Pic credits from this site

I don't know if I handled the situation on the playground as well as I should have, all I could do was:
  • Calm my baby girl down 
  • Tell her know she did nothing wrong  
  • she was not the one with the problem
  • The other little girls were the ones who had a problem.  
  • THEY were missing out on the all fun by not choosing to play with her

I calmly told her she was a fun little girl and we were going to have fun playing together, that if I was a little girl I would always choose to play with her.

What a tough concept for a 4 year old to grasp and this was NOT the first time something like this has happened, it is the first time she noticed other children being intentionally mean and excluding her.

I can remember my volleyball coach being furious with us if we didn't practice as hard as we played matches. She would make us run "suicides" or do "maniacs" if she caught us being lackadaisical and yell the whole time,

"You will play like you practice!" 

over and over again. I have often gone back to that phrase & applied it to many life situations and now that I am a mother I see it still applies and it is no different with my kids.

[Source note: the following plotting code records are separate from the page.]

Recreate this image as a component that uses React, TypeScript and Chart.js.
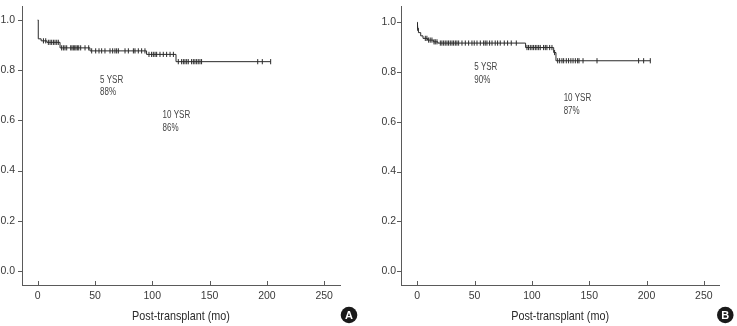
import React, { useEffect, useRef } from "react";
import { Chart, registerables } from "chart.js";
Chart.register(...registerables);

const FONT = "'Liberation Sans', Arial, Helvetica, sans-serif";
const TEXT = "#3a3a3a";
const AXIS = "#5a5a5a";
const CURVE = "#2a2a2a";

const X_TICK_STEP = 50;
const Y_TICK_STEP = 0.2;
const X_TITLE = "Post-transplant (mo)";

// ---- Panel A ----
const A_TIMES = [0, 0.5, 3, 8, 19.5, 45.6, 95, 120.7];
const A_SURV = [1.0, 0.925, 0.917, 0.911, 0.889, 0.877, 0.863, 0.834];
const A_END = 203.3;
const A_CENSOR = [
  5, 7, 9.3, 10.8, 12.2, 13.7, 15.1, 16.6, 18,
  20.9, 22.4, 23.8, 25.3, 28.8, 29.9, 31.1, 32.3, 33.4, 34.6, 35.8, 37.5, 41.3, 44.5,
  47.1, 50.6, 53.5, 55.8, 58.7, 63.1, 65.4, 67.4, 68.9, 70.4, 76.2, 79.1, 83.5, 84.9, 87.8, 90.7, 93.6,
  97.1, 99.4, 100.9, 102.4, 103.8, 106.7, 109.6, 112.5, 115.5, 118.4,
  122.7, 125.6, 127.1, 128.5, 130, 131.4, 134.3, 135.8, 137.2, 138.7, 140.1, 141.6, 143,
  192, 196, 203.3,
];
const A_NOTES = [
  { x: 54.4, y: 0.761, lines: ["5 YSR", "88%"] },
  { x: 109, y: 0.619, lines: ["10 YSR", "86%"] },
];

// ---- Panel B ----
const B_TIMES = [0, 0.2, 1, 3, 5, 9, 14, 18, 94.5, 119, 121];
const B_SURV = [1.0, 0.976, 0.958, 0.945, 0.935, 0.928, 0.921, 0.916, 0.898, 0.878, 0.845];
const B_END = 203.3;
const B_CENSOR = [
  0.3, 7, 8.4, 9.9, 11.3, 12.8, 14.6, 15.7, 17.2,
  20.1, 21.5, 23, 24.4, 25.9, 27.3, 28.8, 30.3, 31.7, 33.2, 34.6, 36.1, 39, 41.9, 44.8, 47.7, 49.7,
  52.1, 55, 57.9, 59.3, 60.8, 63.1, 65.2, 68, 70.1, 72.4, 75.9, 78.8, 82, 86.4,
  95.7, 97.1, 98.6, 100.1, 101.5, 103, 104.4, 105.9, 107.3, 110.2, 111.7, 113.1, 115.5, 117.5,
  119.8,
  122.5, 124.2, 126.2, 127.7, 130, 132, 134, 135.9, 137.9, 139.9, 141.1, 144.6, 156.8,
  193.1, 197.5, 203.3,
];
const B_NOTES = [
  { x: 49.7, y: 0.818, lines: ["5 YSR", "90%"] },
  { x: 127.7, y: 0.695, lines: ["10 YSR", "87%"] },
];

function survAt(times: number[], surv: number[], t: number) {
  let s = surv[0];
  for (let i = 0; i < times.length; i++) if (times[i] <= t) s = surv[i];
  return s;
}

type PanelDef = {
  times: number[]; surv: number[]; end: number; censor: number[];
  notes: { x: number; y: number; lines: string[] }[];
  letter: string;
  width: number; height: number;
  yAxisWidth: number; padRight: number; padTop: number; xAxisHeight: number;
  xMin: number; xMax: number; yMin: number; yMax: number;
  yLabelPad: number; yTickLen: number; letterX: number; letterY: number; titleY: number;
};

const H = 326;

const PANEL_A: PanelDef = {
  times: A_TIMES, surv: A_SURV, end: A_END, censor: A_CENSOR, notes: A_NOTES, letter: "A",
  width: 368, height: H, yAxisWidth: 22, padRight: 28, padTop: 6, xAxisHeight: 41,
  xMin: -13.7, xMax: 263.8, yMin: -0.0558, yMax: 1.0558, yLabelPad: 7, yTickLen: 4,
  letterX: 349, letterY: 315, titleY: 316,
};

const PANEL_B: PanelDef = {
  times: B_TIMES, surv: B_SURV, end: B_END, censor: B_CENSOR, notes: B_NOTES, letter: "B",
  width: 369, height: H, yAxisWidth: 33, padRight: 17.7, padTop: 6, xAxisHeight: 41,
  xMin: -14.2, xMax: 263.5, yMin: -0.056, yMax: 1.065, yLabelPad: 5, yTickLen: 4,
  letterX: 357.3, letterY: 315, titleY: 316,
};

function condensedText(ctx: any, text: string, x: number, y: number, sx: number, align: string) {
  ctx.save();
  ctx.translate(x, y);
  ctx.scale(sx, 1);
  ctx.textAlign = align;
  ctx.fillText(text, 0, 0);
  ctx.restore();
}

function KMPanel({ p, left }: { p: PanelDef; left: number }) {
  const ref = useRef<HTMLCanvasElement | null>(null);
  useEffect(() => {
    if (!ref.current) return;
    const curve = p.times.map((t, i) => ({ x: t, y: p.surv[i] }));
    curve.push({ x: p.end, y: p.surv[p.surv.length - 1] });
    const cens = p.censor.map((t) => ({ x: t, y: survAt(p.times, p.surv, t) }));

    const overlay = {
      id: "overlay",
      afterDraw(chart: any) {
        const ctx = chart.ctx;
        const xs = chart.scales.x;
        const ys = chart.scales.y;
        const area = chart.chartArea;
        ctx.save();
        ctx.strokeStyle = AXIS;
        ctx.lineWidth = 1;
        ctx.beginPath();
        ys.ticks.forEach((t: any) => {
          const y = Math.round(ys.getPixelForValue(t.value)) + 0.5;
          ctx.moveTo(area.left - p.yTickLen, y);
          ctx.lineTo(area.left, y);
        });
        xs.ticks.forEach((t: any) => {
          const x = Math.round(xs.getPixelForValue(t.value)) + 0.5;
          ctx.moveTo(x, area.bottom);
          ctx.lineTo(x, area.bottom - 4);
        });
        ctx.stroke();

        // axis title (condensed)
        ctx.fillStyle = "#2a2a2a";
        ctx.font = `13.5px ${FONT}`;
        ctx.textBaseline = "middle";
        condensedText(ctx, X_TITLE, (area.left + area.right) / 2, p.titleY, 0.8, "center");

        // annotations
        ctx.fillStyle = "#444444";
        ctx.font = `10px ${FONT}`;
        ctx.textBaseline = "middle";
        p.notes.forEach((n) => {
          const x = xs.getPixelForValue(n.x);
          const y = ys.getPixelForValue(n.y);
          n.lines.forEach((ln, i) => condensedText(ctx, ln, x, y + i * 12.7, 0.8, "left"));
        });

        // panel letter
        ctx.fillStyle = "#1a1a1a";
        ctx.beginPath();
        ctx.arc(p.letterX, p.letterY, 8.3, 0, Math.PI * 2);
        ctx.fill();
        ctx.fillStyle = "#ffffff";
        ctx.font = `bold 11px ${FONT}`;
        ctx.textAlign = "center";
        ctx.textBaseline = "middle";
        ctx.fillText(p.letter, p.letterX, p.letterY + 0.5);
        ctx.restore();
      },
    };

    const chart = new Chart(ref.current, {
      type: "line",
      data: {
        datasets: [
          {
            data: curve,
            stepped: true,
            borderColor: CURVE,
            borderWidth: 1,
            pointRadius: 0,
            fill: false,
          },
          {
            data: cens,
            showLine: false,
            pointStyle: "line",
            pointRotation: 90,
            pointRadius: 2.6,
            pointBorderColor: CURVE,
            pointBorderWidth: 1,
            pointBackgroundColor: CURVE,
            borderColor: CURVE,
          },
        ],
      } as any,
      options: {
        animation: false,
        responsive: false,
        maintainAspectRatio: false,
        events: [],
        layout: { padding: { left: 0, right: p.padRight, top: p.padTop, bottom: 0 } },
        plugins: { legend: { display: false }, tooltip: { enabled: false } },
        scales: {
          x: {
            type: "linear",
            min: p.xMin,
            max: p.xMax,
            afterFit(s: any) {
              s.height = p.xAxisHeight;
              s.paddingLeft = 0;
              s.paddingRight = 0;
            },
            grid: { display: false, drawTicks: false },
            border: { display: true, color: AXIS, width: 1 },
            ticks: {
              stepSize: X_TICK_STEP,
              includeBounds: false,
              padding: 5,
              color: TEXT,
              font: { family: FONT, size: 10.5 },
              maxRotation: 0,
              callback: (v: any) => String(Math.round(Number(v))),
            },
          },
          y: {
            type: "linear",
            min: p.yMin,
            max: p.yMax,
            afterFit(s: any) {
              s.width = p.yAxisWidth;
              s.paddingTop = 0;
              s.paddingBottom = 0;
            },
            grid: { display: false, drawTicks: false },
            border: { display: true, color: AXIS, width: 1 },
            ticks: {
              stepSize: Y_TICK_STEP,
              includeBounds: false,
              padding: p.yLabelPad,
              color: TEXT,
              font: { family: FONT, size: 10.5 },
              callback: (v: any) => Number(v).toFixed(1),
            },
          },
        },
      } as any,
      plugins: [overlay],
    });
    return () => chart.destroy();
  }, [p]);

  return (
    <div style={{ position: "absolute", left, top: 0, width: p.width, height: p.height }}>
      <canvas ref={ref} width={p.width} height={p.height} style={{ display: "block" }} />
    </div>
  );
}

export default function App() {
  return (
    <div style={{ position: "absolute", left: 0, top: 0, width: 737, height: 326, background: "#fff" }}>
      <KMPanel p={PANEL_A} left={0} />
      <KMPanel p={PANEL_B} left={368} />
    </div>
  );
}
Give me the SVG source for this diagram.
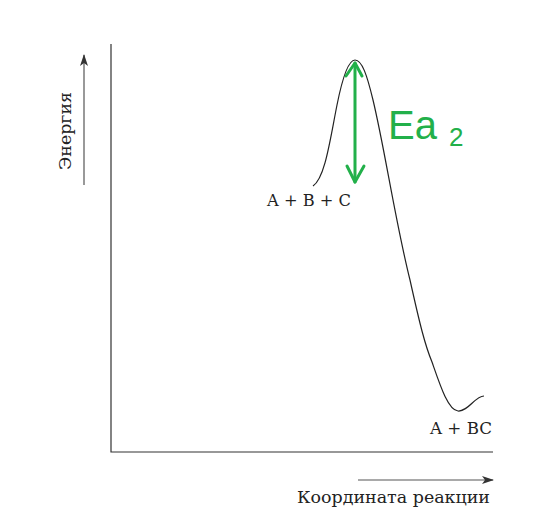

With those words in my mind, my daughter and I were playing and as imaginative as she is that day she was pretending we were lions on the pride lands and she started acting out the "situation" on the playground.  I acted out what I would like for her to say and how I would like for her to respond when she was pretending she was mean, as she told her imaginary friend to "GO AWAY!"

I responded, "I am sorry you feel that way. I will play over here and if you change your mind &  say NICE things to me and play NICELY with me I would love to play with you."

She went on and played out other mean things, each time I would respond,

"I am sorry you feel that way, I will play over here and if you change your mind and would like to say NICE things to me and play NICELY with me I would love to play with you."

After a time we switched places and I was the mean child, only I decided I wanted to play with her after she told me my "I am sorry you feel that way", speech. We did this for quite some time, she really got into it and was so gracious when I changed my mind and wanted to play with her.

My biggest hope is that this kind of role play, "PRACTICING LIKE WE WILL PLAY", better equips her to to handle "mean girls", I don't want her to be a doormat nor do I want her to be a bully or just be mean back.  

Giving the other kids a chance to change their mind allows room for change and hopefully allows my children to be gracious and generous as well as firm as to how they will ALLOW others to treat them.